→ **SHORT TASK**
What are the lines from the one with "Rebuild this chart" through the one with "Chart.register(...registerables);", inclusive? Output them exactly, and leave out the pictures.

→ **PROVIDED DATA**
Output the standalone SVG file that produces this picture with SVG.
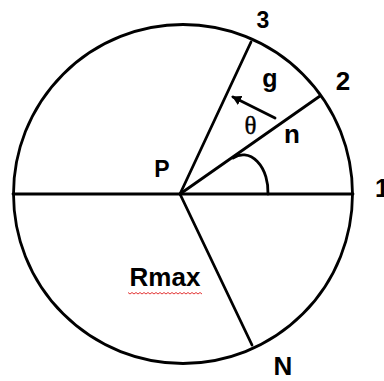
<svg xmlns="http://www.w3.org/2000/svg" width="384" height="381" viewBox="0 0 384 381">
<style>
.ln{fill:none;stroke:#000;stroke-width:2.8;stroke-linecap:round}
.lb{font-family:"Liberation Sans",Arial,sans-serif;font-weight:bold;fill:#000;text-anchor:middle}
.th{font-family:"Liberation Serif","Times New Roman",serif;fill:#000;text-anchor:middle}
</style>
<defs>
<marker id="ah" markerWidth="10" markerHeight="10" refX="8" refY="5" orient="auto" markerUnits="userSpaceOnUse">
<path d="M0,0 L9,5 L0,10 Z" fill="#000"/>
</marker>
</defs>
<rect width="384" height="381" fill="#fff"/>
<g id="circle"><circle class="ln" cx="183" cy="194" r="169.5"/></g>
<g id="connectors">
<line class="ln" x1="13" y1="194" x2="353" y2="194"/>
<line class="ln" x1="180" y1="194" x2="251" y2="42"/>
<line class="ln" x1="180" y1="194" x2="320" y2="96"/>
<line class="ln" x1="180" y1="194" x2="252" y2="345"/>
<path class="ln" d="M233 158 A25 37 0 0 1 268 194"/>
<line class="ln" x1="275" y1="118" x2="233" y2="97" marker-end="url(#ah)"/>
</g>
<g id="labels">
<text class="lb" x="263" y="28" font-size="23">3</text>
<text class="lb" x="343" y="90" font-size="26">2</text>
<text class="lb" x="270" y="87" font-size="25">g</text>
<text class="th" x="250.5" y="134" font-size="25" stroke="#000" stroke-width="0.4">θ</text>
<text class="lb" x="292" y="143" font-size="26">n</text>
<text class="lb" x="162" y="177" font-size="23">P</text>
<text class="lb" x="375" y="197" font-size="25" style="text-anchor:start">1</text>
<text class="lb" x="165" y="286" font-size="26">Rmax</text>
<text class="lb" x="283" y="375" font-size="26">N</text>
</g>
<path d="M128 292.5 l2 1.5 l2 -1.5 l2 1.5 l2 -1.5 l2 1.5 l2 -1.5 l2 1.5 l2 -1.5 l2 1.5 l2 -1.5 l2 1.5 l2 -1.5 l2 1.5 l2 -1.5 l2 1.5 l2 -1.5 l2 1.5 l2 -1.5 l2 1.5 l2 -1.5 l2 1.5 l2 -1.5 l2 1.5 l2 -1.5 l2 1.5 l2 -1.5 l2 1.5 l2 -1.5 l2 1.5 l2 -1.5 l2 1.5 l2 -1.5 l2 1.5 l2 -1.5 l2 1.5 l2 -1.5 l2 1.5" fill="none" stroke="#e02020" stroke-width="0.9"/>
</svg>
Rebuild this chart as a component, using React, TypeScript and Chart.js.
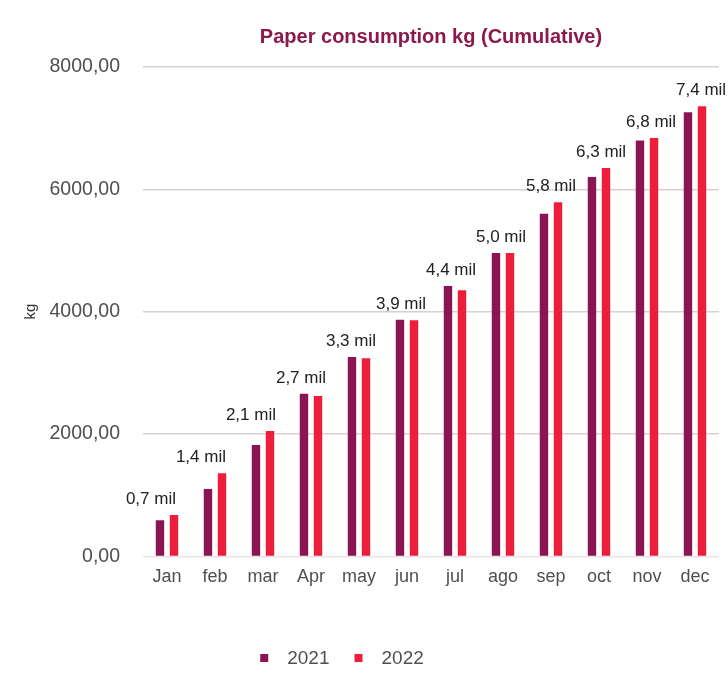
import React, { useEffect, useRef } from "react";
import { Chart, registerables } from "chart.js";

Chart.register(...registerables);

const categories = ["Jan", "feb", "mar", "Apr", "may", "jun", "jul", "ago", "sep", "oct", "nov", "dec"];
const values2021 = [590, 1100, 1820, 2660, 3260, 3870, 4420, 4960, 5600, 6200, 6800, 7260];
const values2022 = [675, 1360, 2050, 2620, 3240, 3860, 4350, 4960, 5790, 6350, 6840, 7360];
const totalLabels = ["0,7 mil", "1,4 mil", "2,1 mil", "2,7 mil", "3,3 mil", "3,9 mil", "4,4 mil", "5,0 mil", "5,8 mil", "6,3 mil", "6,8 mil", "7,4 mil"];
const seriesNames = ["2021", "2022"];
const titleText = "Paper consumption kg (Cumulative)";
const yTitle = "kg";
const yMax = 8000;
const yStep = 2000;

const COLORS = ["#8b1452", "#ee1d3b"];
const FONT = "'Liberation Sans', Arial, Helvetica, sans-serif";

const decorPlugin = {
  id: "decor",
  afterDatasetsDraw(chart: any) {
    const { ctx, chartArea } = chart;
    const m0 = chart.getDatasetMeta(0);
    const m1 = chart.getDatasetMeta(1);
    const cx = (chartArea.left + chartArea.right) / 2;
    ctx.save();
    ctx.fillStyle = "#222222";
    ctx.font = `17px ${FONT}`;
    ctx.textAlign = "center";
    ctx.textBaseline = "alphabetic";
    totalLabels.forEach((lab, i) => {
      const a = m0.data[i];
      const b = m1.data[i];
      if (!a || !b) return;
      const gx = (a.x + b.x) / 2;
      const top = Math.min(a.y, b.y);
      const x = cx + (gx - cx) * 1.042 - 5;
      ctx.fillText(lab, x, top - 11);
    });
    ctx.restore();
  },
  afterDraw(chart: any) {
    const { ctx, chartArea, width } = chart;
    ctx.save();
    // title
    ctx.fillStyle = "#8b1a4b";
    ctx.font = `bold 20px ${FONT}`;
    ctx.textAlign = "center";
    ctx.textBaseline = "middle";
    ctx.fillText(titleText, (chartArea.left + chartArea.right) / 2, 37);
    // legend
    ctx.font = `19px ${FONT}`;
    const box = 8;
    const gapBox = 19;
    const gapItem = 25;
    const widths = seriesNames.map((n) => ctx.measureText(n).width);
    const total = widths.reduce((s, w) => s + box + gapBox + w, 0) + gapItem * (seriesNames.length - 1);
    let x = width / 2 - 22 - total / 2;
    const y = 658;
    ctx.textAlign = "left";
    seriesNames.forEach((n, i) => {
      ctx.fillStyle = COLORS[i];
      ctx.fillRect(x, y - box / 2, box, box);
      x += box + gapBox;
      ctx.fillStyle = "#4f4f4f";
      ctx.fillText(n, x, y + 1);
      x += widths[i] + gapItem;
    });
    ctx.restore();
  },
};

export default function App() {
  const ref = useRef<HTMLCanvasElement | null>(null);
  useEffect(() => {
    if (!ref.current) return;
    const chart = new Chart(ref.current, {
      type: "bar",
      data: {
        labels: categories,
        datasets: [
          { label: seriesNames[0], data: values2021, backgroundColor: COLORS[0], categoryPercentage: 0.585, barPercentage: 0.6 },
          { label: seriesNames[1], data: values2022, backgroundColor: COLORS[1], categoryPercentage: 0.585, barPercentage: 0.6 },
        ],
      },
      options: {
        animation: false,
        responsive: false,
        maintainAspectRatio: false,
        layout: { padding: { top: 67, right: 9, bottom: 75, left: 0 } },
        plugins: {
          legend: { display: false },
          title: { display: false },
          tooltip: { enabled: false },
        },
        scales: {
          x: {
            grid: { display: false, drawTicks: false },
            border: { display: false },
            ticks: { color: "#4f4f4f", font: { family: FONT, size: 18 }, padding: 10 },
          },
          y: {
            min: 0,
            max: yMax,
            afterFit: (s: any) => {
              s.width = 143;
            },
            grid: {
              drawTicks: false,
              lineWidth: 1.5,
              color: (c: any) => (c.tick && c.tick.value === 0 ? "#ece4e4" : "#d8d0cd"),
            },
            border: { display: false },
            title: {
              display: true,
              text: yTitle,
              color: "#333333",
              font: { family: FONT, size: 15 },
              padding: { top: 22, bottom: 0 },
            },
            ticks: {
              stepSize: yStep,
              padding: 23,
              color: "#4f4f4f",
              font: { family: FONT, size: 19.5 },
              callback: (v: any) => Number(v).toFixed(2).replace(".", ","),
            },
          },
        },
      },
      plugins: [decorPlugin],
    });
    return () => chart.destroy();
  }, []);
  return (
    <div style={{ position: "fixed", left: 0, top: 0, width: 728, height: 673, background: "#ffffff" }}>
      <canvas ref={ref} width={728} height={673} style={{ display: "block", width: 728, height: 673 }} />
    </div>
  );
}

→ **SOLUTION TO THIS EXERCISE**
Rebuild this chart as a component, using React, TypeScript and Chart.js.
import React, { useEffect, useRef } from "react";
import { Chart, registerables } from "chart.js";

Chart.register(...registerables);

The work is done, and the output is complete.